Spec-Ops Has Been Haunting My Nightmares For Over A Decade

I’ve played plenty of horror games over the years, but few have lingered as deeply in my nightmares as much as Spec-Ops: The Line. Walker’s gradual descent into madness is harrowing, but the game’s approach to revealing the truth of his mental state is what makes the game so memorably scary. It takes time, and is reflected in the way the player interacts with the gameplay instead of just impacting the cutscenes.
Players go along with each atrocity, seemingly under the assumption that it’s just the standard wartime combat that has been featured in countless games before it and afterward. It’s gameplay that can be rewarding in its brutality, but few of those titles ever force the player to reckon with the human cost of war. Rather than just hint at it, Spec-Ops: The Line openly highlights the monstrous qualities of each of these decisions and puts the blame solely on the player for going through with it. The final cutscene sees Walker reckon with his realization and deal with it in different ways, either by taking his life out of guilt or losing his mind to fully become the monster he’s been fighting all along.

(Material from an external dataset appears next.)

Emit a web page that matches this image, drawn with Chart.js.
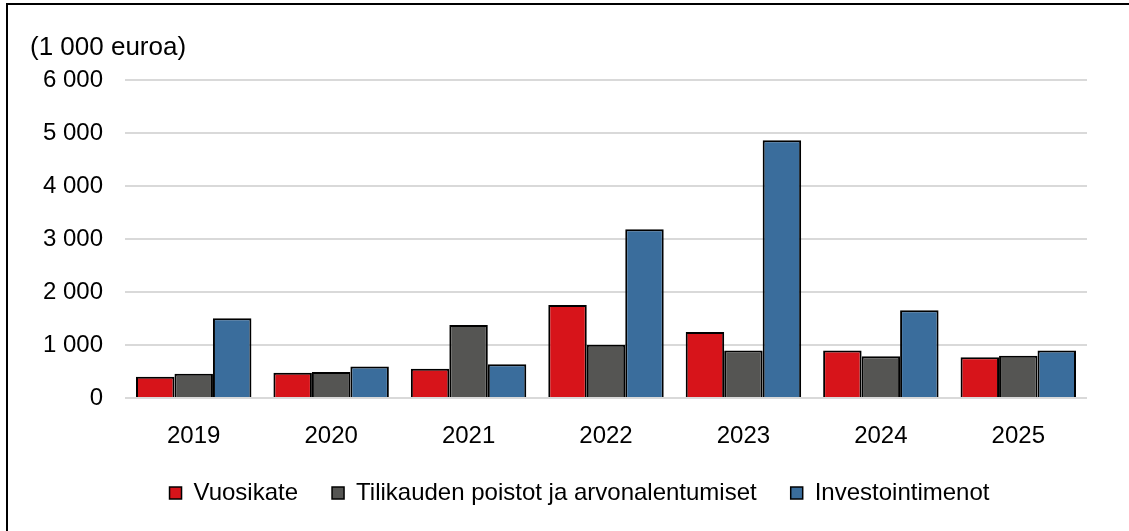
<!DOCTYPE html>
<html>
<head>
<meta charset="utf-8">
<script src="https://cdn.jsdelivr.net/npm/chart.js@4/dist/chart.umd.min.js"></script>
<style>
	body { margin: 0; background: #fff; overflow: hidden; }
	#wrap { position: relative; width: 1129px; height: 531px; }
	#frame { position: absolute; left: 6px; top: 3px; width: 1200px; height: 600px; border: 2px solid #000; box-sizing: border-box; }
	#graph { position: absolute; left: 0; top: 0; }
</style>
</head>
<body>
<div id="wrap">
	<div id="frame"></div>
	<canvas id="graph" width="1129" height="531"></canvas>
</div>
<script>
// data
const years = ['2019', '2020', '2021', '2022', '2023', '2024', '2025'];
const vuosikate = [400, 475, 550, 1755, 1245, 898, 770];
const poistot = [460, 493, 1378, 1005, 898, 788, 800];
const investoinnit = [1505, 594, 638, 3188, 4865, 1658, 898];
const yTicks = [0, 1000, 2000, 3000, 4000, 5000, 6000];

Chart.defaults.font.family = "'Liberation Sans', Arial, sans-serif";
Chart.defaults.color = '#000';

function fmt(v) {
	// thousands with a space, like 6 000
	return String(v).replace(/\B(?=(\d{3})+(?!\d))/g, ' ');
}

const data = {
	labels: years,
	datasets: [{
		label: 'Vuosikate',
		data: vuosikate,
		backgroundColor: '#D7141A'
	},
	{
		label: 'Tilikauden poistot ja arvonalentumiset',
		data: poistot,
		backgroundColor: '#555553'
	},
	{
		label: 'Investointimenot',
		data: investoinnit,
		backgroundColor: '#3A6D9C'
	}]
};

data.datasets.forEach(ds => {
	ds.borderColor = '#000';
	ds.borderWidth = 2;
	ds.barPercentage = 1;
	ds.categoryPercentage = 0.84;
});

// legend keeps its wide gaps but not the tall box that padding gives it,
// and sits a bit right of the plot centre like in the original
const legendTweak = {
	id: 'legendTweak',
	afterInit(chart) {
		const lg = chart.legend;
		const fit = lg.fit;
		lg.fit = function () {
			fit.call(this);
			this.height = 84;
		};
	},
	afterLayout(chart) {
		chart.legend.left += 42;
	}
};

const config = {
	type: 'bar',
	data,
	plugins: [legendTweak],
	options: {
		responsive: false,
		animation: false,
		layout: {
			padding: { left: 30, right: 42, top: 15, bottom: 0 }
		},
		plugins: {
			title: {
				display: true,
				text: '(1 000 euroa)',
				align: 'start',
				font: { size: 26, weight: 'normal' },
				padding: { top: 17, bottom: 17 }
			},
			legend: {
				position: 'bottom',
				labels: {
					boxWidth: 12,
					boxHeight: 12,
					padding: 34,
					font: { size: 24 },
					generateLabels(chart) {
						return chart.data.datasets.map((ds, i) => ({
							text: ds.label,
							fillStyle: ds.backgroundColor,
							strokeStyle: '#000',
							lineWidth: 1.5,
							datasetIndex: i
						}));
					}
				}
			},
			tooltip: { enabled: false }
		},
		scales: {
			x: {
				afterFit(axis) { axis.height = 49; },
				grid: { display: false },
				border: { display: false },
				ticks: { padding: 16, font: { size: 24 } }
			},
			y: {
				min: 0,
				max: 6000,
				afterFit(axis) { axis.width = 95; },
				afterBuildTicks(axis) { axis.ticks = yTicks.map(v => ({ value: v })); },
				grid: { color: '#D9D9D9', lineWidth: 2, drawTicks: false },
				border: { display: false },
				ticks: {
					padding: 22,
					font: { size: 24 },
					callback: v => fmt(v)
				}
			}
		}
	}
};

const myChart = new Chart(document.getElementById('graph'), config);
</script>
</body>
</html>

These atrocities could have been prevented if the player had simply walked away from the game, but curiosity and excitement lured them deeper down the rabbit hole, until there are dozens of innocent casualties, all dead at your hands. One of the game’s “hints” during a loading screen reads “To kill for yourself is murder. To kill for your government is heroic. To kill for entertainment is harmless,” which underscores the thorny moral issues and introspective horror that is baked into the game’s premise.
You were the monster all along in Spec-Ops: The Line, in a cutting commentary on the nature of real-world conflict and the ways we can glorify atrocities for the sake of national pride or expansionist ambitions. I’ve been scared by plenty of games, but Spec-Ops: The Line has haunted me in a way few other titles have ever managed.